My name is also Katherine

 
 

My name is also Katherine. I feel as if I’m just realizing this now after nearly 40 years. Katherine, my full name given at birth, always felt to me like a distant cousin I’d met once and didn’t much like. Katie was me first; she and I were childhood best friends. Kate and I met in sixth grade when the teacher forced the three Katie’s in class to go by a variation of our name for the year. I lost out on Katie but thankfully did not get stuck with Katherine. In my late twenties, I met Rose, my middle name. She was my alter ego for the year or two I traveled the world and met my soul for the first time. But Katherine, now? Who is she? Does she even go here

For several years around age 11 (or at least that’s how long it felt), I was pen pals with an actual cousin I had never met in Ireland. Jennifer and I would exchange colorful, multi-page ink-scrawled letters with hearts dotting our i’s and envelopes decorated with stickers. It was a highlight of my childhood. At that tender, insecure age of 11, my correspondence with a foreign relative made me feel as sophisticated as a preteen in the 90s could feel. The delight and mystique I felt when one of those green envelopes bearing the Par Avion air mail stamp would arrive in the mailbox cannot be overstated. I was a woman of the world. It is not surprising that in a short decade, I would come to fall in love with and marry a man from another country. 

Can we just pause and reflect that in the span of 10 years or less, we can go from decorating letters to a pen pal with hearts and stickers having nary kissed a boy to, at 20, falling in love with a man who barely spoke English, making the difficult decision to terminate our pregnancy and later that same year, elope? On one hand, it seems unbelievable to be hurtled from the innocence of childhood to the throes of adulthood with such velocity. On the other, I was still a child when I got that abortion and married that man. I had the freedom and responsibility of an adult, but I was cosplaying, blind, naive, reckless, deslumbrada – a word taught to me by my Brazilian husband that’s akin to our “starry eyed.” I had not just fallen in love with him, I also fell in love with his Brazilian culture, language, family, and the sophistication I felt it brought me. I still wanted to be a woman of the world, apparently. Katie was deslumbrada; Kate…well, also deslumbrada, but she had the strength to leave that unhappy marriage some 9 years later.

My Irish cousin pen pal, Jennifer, and I have still never met in person. I traveled to Ireland on business some years ago but our schedules did not align. Perhaps it’s better that way, for now.
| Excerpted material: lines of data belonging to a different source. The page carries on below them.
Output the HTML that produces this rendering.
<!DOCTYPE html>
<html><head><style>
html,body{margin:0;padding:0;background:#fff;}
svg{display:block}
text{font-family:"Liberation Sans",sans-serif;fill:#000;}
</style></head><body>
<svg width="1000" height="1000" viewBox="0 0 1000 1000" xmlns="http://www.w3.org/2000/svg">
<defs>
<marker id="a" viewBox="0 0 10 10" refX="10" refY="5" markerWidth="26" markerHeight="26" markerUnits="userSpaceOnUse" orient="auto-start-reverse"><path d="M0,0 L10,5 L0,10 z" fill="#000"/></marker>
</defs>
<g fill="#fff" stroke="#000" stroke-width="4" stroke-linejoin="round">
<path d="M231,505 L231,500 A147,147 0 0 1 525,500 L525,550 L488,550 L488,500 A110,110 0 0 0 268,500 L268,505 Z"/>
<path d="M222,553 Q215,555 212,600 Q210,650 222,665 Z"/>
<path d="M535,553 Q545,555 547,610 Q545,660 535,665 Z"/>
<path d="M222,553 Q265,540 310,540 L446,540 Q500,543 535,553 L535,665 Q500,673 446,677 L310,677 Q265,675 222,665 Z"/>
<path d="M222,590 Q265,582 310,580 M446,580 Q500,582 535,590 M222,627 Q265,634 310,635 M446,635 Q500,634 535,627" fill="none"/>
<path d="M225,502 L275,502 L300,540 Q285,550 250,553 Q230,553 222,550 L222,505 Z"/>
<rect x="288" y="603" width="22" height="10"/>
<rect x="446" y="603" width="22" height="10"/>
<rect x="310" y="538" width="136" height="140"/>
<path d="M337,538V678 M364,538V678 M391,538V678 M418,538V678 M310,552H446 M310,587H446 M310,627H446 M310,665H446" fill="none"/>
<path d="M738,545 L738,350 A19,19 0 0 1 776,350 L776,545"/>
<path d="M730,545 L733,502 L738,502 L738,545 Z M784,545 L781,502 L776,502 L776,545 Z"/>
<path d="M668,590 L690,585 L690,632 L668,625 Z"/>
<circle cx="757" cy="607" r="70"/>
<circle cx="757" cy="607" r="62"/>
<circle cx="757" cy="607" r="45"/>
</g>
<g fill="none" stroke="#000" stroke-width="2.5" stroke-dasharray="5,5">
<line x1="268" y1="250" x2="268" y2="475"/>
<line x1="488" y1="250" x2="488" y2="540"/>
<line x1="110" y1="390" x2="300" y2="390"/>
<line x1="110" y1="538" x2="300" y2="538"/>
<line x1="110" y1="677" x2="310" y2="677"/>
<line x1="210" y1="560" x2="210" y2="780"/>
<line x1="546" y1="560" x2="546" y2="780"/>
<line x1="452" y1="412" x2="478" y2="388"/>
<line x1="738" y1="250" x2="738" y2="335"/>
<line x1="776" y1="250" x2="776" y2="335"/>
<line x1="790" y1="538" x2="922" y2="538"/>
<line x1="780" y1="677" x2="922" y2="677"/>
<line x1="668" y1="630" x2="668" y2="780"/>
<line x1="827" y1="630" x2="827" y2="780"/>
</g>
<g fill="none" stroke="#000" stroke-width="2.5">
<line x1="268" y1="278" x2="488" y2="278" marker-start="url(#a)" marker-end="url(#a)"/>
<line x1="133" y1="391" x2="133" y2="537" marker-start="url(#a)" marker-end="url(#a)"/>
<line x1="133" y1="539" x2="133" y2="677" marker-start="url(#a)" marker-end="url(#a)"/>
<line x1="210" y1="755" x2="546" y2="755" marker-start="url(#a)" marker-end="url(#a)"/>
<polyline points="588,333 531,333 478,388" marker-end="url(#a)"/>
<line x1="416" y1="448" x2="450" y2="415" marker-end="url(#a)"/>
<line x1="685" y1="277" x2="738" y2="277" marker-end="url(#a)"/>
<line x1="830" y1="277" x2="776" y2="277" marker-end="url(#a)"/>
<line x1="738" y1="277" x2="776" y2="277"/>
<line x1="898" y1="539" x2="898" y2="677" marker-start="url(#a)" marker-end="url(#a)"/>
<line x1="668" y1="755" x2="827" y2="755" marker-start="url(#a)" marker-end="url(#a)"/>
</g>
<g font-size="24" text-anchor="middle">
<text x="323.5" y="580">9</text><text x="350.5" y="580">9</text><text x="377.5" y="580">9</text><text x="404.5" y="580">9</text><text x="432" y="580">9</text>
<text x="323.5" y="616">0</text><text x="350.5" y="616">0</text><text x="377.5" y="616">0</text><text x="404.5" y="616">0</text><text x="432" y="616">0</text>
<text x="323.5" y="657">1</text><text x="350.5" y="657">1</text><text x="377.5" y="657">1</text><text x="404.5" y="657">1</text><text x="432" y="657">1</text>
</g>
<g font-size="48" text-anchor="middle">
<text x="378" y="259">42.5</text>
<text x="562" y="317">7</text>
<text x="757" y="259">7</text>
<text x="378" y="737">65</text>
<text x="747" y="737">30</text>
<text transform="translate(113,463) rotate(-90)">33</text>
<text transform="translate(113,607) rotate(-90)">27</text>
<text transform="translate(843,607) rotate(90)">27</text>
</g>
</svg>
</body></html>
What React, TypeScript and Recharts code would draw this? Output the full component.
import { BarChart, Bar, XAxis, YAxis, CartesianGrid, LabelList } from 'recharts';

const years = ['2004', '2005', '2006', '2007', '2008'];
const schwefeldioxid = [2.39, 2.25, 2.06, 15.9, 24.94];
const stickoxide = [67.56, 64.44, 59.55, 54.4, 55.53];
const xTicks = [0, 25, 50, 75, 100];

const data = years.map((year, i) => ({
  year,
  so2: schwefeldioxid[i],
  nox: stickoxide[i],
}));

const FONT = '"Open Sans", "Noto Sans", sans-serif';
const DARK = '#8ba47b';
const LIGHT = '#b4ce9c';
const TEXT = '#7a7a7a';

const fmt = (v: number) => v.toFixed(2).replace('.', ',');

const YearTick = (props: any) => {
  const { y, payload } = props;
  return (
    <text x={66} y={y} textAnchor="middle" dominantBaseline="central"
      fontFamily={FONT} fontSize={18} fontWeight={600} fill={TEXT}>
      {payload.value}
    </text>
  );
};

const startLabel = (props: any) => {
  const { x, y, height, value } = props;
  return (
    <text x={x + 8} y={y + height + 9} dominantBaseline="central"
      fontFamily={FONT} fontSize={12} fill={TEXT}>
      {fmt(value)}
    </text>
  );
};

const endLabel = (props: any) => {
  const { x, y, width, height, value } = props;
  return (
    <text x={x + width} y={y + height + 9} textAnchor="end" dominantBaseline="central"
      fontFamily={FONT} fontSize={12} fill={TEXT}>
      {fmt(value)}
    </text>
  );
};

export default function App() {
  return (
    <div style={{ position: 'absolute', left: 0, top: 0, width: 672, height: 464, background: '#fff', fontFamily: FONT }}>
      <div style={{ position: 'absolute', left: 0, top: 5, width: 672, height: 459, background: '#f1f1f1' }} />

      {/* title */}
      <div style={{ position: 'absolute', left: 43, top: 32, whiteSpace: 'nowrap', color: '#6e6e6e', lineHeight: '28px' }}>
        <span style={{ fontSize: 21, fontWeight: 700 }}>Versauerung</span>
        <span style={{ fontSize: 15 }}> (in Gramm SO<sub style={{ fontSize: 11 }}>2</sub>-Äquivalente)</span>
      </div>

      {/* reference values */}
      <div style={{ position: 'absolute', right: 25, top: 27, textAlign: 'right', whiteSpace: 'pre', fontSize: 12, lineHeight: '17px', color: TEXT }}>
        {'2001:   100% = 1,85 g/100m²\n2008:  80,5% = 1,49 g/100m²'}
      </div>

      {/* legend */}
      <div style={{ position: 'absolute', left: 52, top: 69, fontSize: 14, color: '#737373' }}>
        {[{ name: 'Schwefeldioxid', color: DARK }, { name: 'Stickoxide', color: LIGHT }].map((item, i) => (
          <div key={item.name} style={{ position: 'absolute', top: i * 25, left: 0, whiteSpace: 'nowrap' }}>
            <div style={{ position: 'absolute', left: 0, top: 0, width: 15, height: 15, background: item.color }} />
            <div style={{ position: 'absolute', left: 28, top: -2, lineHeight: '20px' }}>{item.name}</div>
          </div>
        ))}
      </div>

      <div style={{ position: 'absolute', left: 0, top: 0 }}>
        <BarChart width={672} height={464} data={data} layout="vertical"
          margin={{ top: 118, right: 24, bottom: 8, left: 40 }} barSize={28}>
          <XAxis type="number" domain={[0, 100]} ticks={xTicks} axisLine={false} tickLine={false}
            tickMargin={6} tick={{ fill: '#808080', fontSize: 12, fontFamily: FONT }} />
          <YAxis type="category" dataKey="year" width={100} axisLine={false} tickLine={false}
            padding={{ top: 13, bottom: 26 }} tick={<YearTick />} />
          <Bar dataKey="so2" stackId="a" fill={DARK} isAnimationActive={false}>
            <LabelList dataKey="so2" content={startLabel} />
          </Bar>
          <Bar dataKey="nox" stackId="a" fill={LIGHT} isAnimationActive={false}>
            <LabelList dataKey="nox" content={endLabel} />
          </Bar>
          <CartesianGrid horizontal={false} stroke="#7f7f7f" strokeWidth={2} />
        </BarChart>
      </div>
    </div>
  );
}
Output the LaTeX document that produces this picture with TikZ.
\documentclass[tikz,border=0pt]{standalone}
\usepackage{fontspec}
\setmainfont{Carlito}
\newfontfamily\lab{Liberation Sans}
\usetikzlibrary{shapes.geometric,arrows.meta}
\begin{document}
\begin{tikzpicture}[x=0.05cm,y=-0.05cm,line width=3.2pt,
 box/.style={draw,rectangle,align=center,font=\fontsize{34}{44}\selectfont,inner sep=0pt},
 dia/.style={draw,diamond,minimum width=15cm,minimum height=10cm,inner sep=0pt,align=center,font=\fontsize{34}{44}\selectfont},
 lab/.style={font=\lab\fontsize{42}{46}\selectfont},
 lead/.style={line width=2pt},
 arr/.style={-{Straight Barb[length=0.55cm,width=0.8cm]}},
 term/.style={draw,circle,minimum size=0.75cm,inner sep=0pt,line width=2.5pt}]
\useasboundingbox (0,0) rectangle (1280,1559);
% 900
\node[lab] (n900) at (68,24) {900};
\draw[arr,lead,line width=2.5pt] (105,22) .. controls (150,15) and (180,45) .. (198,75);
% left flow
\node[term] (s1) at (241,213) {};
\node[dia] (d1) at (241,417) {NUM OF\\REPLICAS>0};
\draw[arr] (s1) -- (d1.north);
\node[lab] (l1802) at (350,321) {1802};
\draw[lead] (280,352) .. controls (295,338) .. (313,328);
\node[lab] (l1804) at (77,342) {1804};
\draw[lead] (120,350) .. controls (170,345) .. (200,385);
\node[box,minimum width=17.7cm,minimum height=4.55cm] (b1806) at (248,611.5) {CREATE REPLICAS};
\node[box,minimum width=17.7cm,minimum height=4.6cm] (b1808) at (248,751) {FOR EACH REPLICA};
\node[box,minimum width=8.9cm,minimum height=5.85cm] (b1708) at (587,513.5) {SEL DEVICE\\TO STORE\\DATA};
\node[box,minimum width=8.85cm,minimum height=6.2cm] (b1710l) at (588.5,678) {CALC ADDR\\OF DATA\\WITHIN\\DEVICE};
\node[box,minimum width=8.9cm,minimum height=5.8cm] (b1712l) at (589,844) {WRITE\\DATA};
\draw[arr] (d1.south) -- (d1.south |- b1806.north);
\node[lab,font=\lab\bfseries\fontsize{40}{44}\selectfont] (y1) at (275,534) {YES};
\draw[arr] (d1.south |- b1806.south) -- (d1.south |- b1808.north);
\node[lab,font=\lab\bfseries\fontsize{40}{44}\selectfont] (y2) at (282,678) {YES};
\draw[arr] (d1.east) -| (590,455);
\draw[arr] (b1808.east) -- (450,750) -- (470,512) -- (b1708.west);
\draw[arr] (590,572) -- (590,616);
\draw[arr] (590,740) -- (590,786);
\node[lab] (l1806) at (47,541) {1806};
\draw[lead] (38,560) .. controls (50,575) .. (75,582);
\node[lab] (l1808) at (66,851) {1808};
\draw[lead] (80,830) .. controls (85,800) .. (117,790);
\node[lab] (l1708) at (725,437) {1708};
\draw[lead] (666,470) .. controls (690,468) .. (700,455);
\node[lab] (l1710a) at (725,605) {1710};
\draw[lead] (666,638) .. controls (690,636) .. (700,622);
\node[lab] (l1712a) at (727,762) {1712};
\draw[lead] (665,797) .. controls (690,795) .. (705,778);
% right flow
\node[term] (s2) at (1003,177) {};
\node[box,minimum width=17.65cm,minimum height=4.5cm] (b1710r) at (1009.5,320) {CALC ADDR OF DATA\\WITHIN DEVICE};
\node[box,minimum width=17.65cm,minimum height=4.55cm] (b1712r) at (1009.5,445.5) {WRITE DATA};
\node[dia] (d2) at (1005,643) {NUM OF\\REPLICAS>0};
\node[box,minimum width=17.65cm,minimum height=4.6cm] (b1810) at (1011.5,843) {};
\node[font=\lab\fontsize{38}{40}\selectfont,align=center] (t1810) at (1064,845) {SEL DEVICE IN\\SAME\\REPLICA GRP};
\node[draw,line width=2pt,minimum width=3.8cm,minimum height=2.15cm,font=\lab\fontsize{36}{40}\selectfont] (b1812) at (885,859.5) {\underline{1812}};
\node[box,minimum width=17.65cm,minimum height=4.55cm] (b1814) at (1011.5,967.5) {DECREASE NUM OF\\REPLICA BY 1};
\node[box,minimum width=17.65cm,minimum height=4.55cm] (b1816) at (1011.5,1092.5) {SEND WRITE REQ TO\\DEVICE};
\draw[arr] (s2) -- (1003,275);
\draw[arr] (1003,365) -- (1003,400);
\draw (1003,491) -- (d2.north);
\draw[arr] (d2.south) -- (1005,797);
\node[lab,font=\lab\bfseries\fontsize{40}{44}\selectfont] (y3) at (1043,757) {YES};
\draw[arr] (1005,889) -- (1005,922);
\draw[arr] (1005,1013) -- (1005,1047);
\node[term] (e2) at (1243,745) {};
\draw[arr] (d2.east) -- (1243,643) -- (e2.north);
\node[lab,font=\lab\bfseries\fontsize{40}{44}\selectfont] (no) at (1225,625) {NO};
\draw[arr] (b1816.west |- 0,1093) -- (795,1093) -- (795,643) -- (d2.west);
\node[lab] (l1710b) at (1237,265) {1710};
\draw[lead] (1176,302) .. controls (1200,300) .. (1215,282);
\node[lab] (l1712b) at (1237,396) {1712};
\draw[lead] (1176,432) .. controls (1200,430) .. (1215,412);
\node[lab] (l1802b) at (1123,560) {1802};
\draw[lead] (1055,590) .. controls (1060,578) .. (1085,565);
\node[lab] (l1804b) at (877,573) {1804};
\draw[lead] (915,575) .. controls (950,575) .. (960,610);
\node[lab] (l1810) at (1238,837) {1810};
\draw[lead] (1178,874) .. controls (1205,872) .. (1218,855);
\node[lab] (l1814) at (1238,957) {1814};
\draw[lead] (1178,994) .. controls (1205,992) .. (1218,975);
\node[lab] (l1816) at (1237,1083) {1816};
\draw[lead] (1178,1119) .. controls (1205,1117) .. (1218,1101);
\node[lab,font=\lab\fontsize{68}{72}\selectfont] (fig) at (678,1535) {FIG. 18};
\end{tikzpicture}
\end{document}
We’ll meet over tea in Dublin when we’re both fully gray and reconnect to the versions of ourselves from fifty years ago. In that meeting, we’ll be able to see our 11-year old selves again through the eyes and memories of one another. I’ll look back, deslumbrada, over the sea of years since those letters and think, “ah - she’s still in there, my Katie.” I think a sign of doing well in old age is how well we inhabit the many versions of ourselves we have been over the years. 

It’s not quite time for that yet, for me. I’m just now meeting Katherine. My goodness, we humans are capable of opening the door to a whole new aspect of our identity when we have gray hairs just springing out from the left sides of our heads. Who is she, Katherine? Does she laugh more deeply? Walk taller? Develop a passion for collecting brass animals? How does she fall in love? Which words does she use when she is apologizing from the heart? Will she learn to waltz, speak French, and finally stop giving unsolicited advice?

Though separate, they all blend together: Katie shaped Kate who influences Katherine. The holy trinity of this ordinary human trying to do something beautiful in this life and messing up every day. With the wisdom of my age now and those couple of wiry grays poking out the left side of my head, I know the formation and coming into being of Katherine is a dance between mindful shaping and open surrender. I have a say in who Katherine becomes and which parts of Kate come along. But it’s not all molding and shaping. What fun is missed if we lose the elements of discovery and surprise.

Isn’t it strange how there are parts of ourselves we can only fully understand through the lens of another? Growth does not happen in a vacuum; it happens in relationships, encounters, mirrored reflections through another’s eyes, arguments, passionate lovemaking, public mistakes and handwritten letters with our emotions scrawled bare in black ink. We are but our communities: friends, lovers, exes, strangers, pen pals and the many versions of oneself. One thing I will make sure is that Katherine, like Katie and Kate, still writes a damn good handwritten letter.